D’autre part, ces entreprises sont aussi confrontées à des défis non négligeables. Selon Kauffman, parmi ces difficultés figurent par exemple l’organisation, la formation et l’achat du cacao auprès des producteurs résidant dans des régions en proie à la guerre civile, ne disposant que d’infrastructures délabrées et parfois touchées par les épidémies d’Ebola. Il y a aussi le transport des fèves sur plus de mille kilomètres à travers les pires routes du monde, jusqu’au port d’exportation.
L’agroforesterie, une solution équitable et respectueuse de l’environnement
Le Chocolate Scorecard met un point d’honneur à l’agroforesterie, qui figure en tant qu’alternative à la fois respectueuse de l’environnement et équitable pour le producteur. Contrairement à la monoculture, l’agroforesterie assure des revenus alternatifs aux agriculteurs en attendant la collecte du cacao, tout en respectant les sols et en apportant de l’ombrage aux jeunes cacaoyers. Les champs agroforestiers peuvent aussi fournir des habitats à la biodiversité aviaire essentielle à la pollinisation, sans compter une capacité améliorée en matière de séquestration de carbone.
La Côte d’Ivoire et le Ghana commencent désormais à adopter des mesures contre la déforestation liée à la cacaoculture, en incitant et en formant les agriculteurs à cette technique agricole. Le collectif a révélé que les investissements dans ce sens ont été considérablement revus à la hausse. Toutefois, l’agroforesterie dans le secteur du cacao serait encore loin d’avoir atteint son plein potentiel, selon eux.
Seuls 11 % des entreprises s’approvisionnent en cacao traçable
Dans l’ensemble, tous ces aspects doivent figurer dans les rapports de traçabilité des entreprises. Une société qui ignore ou qui ne fait pas preuve de transparence pour l’origine de son cacao — c’est-à-dire qui s’approvisionne en cacao non traçable — ne peut pas garantir qu’elle n’est pas (au moins en partie) responsable de l’extrême pauvreté, de la déforestation et du travail des enfants. Seuls 11 % des entreprises enquêtées sont parvenues à complètement retracer l’origine de leur cacao. En outre, près de la moitié du cacao est achetée indirectement, ce qui signifie que l’acheteur ne sait pas à qui il l’a acheté ni d’où il provient.
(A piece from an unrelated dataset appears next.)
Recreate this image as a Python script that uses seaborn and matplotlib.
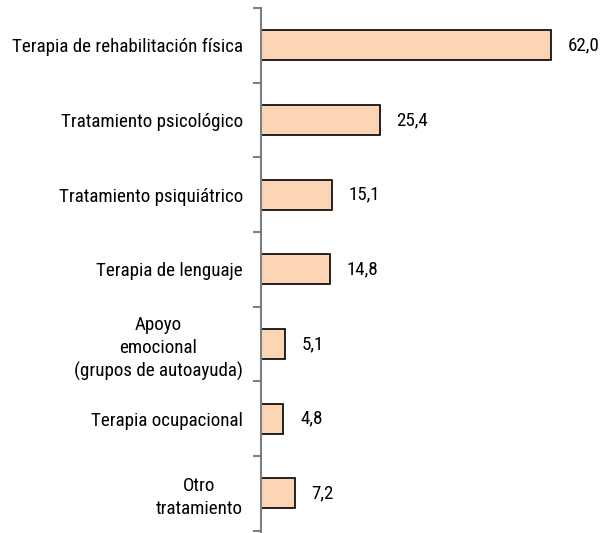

Avec ces nombreux défis et constats, nous ne regarderions peut-être plus le chocolat de la même manière. L’enquête révèle en outre les raisons pour lesquelles les produits durables et éthiques sont plus chers que la moyenne. Pour inciter les consommateurs à investir dans de tels produits : « le meilleur conseil que je me donne chaque jour est le suivant : moins, c’est mieux », nous a répondu Kauffman. « Préférez le durable coûteux à l’obsolescent bon marché », suggère-t-il. Néanmoins, si toujours plus d’entreprises investissaient dans les bonnes pratiques, peut-être que le marché pourrait se stabiliser de sorte que les chocolats durables et équitables pourraient un jour être à la portée de toutes les bourses.